(Data shown):
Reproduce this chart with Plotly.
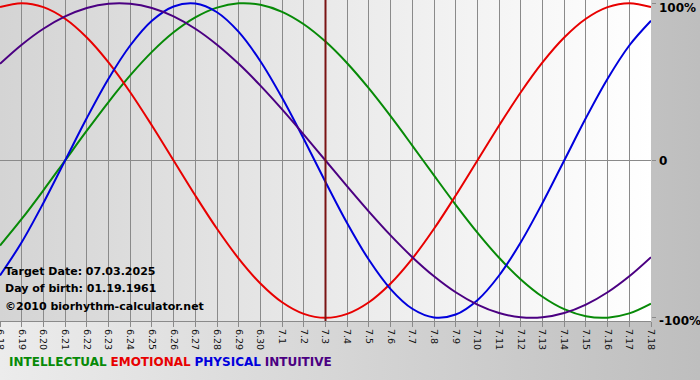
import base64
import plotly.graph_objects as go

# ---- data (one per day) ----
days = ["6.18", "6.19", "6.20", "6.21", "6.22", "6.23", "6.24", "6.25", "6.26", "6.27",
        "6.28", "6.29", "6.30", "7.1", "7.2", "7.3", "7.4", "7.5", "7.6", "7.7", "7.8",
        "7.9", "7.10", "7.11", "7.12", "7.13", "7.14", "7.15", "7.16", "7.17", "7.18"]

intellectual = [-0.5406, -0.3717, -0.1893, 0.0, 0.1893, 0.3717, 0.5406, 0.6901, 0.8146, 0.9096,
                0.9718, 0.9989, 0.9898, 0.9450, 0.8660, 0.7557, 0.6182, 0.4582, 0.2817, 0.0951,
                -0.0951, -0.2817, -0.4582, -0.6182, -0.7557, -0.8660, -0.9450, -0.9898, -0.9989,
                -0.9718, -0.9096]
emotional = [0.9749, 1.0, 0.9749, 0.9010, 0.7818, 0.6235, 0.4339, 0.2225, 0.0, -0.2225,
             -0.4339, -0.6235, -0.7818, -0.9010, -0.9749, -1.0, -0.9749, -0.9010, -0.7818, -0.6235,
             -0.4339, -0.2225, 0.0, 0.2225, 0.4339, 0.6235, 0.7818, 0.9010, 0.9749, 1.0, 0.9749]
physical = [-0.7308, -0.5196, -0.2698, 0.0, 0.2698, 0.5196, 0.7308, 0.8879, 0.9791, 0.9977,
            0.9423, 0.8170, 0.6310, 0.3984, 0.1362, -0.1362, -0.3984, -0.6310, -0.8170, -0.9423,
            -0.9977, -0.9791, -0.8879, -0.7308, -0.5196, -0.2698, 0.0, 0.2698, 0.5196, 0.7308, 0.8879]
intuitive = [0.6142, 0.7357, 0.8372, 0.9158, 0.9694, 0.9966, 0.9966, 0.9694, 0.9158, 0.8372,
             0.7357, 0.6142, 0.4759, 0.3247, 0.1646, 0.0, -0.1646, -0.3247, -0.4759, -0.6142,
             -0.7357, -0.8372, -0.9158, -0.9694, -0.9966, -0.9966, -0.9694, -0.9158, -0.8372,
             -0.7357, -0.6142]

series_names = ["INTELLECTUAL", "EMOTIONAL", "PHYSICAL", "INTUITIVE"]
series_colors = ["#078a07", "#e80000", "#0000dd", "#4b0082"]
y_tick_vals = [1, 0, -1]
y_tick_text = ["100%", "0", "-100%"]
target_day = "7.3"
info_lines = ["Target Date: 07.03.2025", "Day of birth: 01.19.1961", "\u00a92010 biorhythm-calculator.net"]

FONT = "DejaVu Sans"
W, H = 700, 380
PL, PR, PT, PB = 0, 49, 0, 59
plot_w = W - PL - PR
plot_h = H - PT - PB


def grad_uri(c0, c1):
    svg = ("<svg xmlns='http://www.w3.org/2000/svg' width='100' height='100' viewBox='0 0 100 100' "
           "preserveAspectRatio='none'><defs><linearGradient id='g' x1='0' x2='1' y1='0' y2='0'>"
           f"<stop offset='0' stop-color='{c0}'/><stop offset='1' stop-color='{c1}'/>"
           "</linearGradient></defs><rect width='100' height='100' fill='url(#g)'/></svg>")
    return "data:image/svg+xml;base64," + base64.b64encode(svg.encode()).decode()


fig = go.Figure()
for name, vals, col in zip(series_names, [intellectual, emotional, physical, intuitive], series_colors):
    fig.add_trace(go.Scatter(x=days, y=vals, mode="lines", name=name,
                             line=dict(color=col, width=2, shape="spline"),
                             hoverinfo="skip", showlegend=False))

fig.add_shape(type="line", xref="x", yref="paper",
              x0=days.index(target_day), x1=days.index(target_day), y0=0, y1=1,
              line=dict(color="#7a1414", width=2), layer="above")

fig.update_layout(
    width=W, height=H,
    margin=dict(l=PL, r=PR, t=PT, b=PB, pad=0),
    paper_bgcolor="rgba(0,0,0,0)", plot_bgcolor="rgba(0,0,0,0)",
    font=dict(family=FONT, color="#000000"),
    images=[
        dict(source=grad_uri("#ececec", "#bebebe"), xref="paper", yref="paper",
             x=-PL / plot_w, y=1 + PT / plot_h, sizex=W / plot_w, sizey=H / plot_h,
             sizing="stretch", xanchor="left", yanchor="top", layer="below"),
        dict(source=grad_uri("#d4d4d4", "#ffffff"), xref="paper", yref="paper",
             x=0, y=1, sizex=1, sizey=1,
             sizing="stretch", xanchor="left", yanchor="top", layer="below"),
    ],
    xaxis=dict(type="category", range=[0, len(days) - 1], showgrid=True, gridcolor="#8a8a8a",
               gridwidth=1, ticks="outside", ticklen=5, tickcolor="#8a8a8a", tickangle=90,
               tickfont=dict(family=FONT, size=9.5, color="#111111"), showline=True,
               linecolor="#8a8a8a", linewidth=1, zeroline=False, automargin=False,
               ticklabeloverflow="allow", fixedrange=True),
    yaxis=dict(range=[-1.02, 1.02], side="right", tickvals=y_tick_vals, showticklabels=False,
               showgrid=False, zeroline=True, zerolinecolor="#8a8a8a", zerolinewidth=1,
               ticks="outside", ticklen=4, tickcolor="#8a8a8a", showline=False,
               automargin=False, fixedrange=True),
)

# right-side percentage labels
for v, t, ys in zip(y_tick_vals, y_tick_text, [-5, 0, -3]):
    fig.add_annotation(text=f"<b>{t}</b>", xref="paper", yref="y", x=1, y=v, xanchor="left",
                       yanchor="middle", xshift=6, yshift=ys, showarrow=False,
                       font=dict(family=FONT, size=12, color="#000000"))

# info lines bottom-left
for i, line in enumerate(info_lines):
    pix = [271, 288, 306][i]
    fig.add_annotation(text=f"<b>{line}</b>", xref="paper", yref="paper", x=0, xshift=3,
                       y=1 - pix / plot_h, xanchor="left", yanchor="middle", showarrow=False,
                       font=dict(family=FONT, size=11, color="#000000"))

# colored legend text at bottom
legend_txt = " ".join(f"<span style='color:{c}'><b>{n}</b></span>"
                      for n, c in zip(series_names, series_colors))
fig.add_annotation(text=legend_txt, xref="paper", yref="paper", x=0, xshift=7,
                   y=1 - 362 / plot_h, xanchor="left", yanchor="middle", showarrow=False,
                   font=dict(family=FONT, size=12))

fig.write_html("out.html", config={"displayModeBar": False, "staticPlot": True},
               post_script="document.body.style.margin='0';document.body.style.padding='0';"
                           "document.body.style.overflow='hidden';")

(Problem): Gather up every line in the data above that contains the word "chart", copying each one.

(Solution to the problem):
Reproduce this chart with Plotly.

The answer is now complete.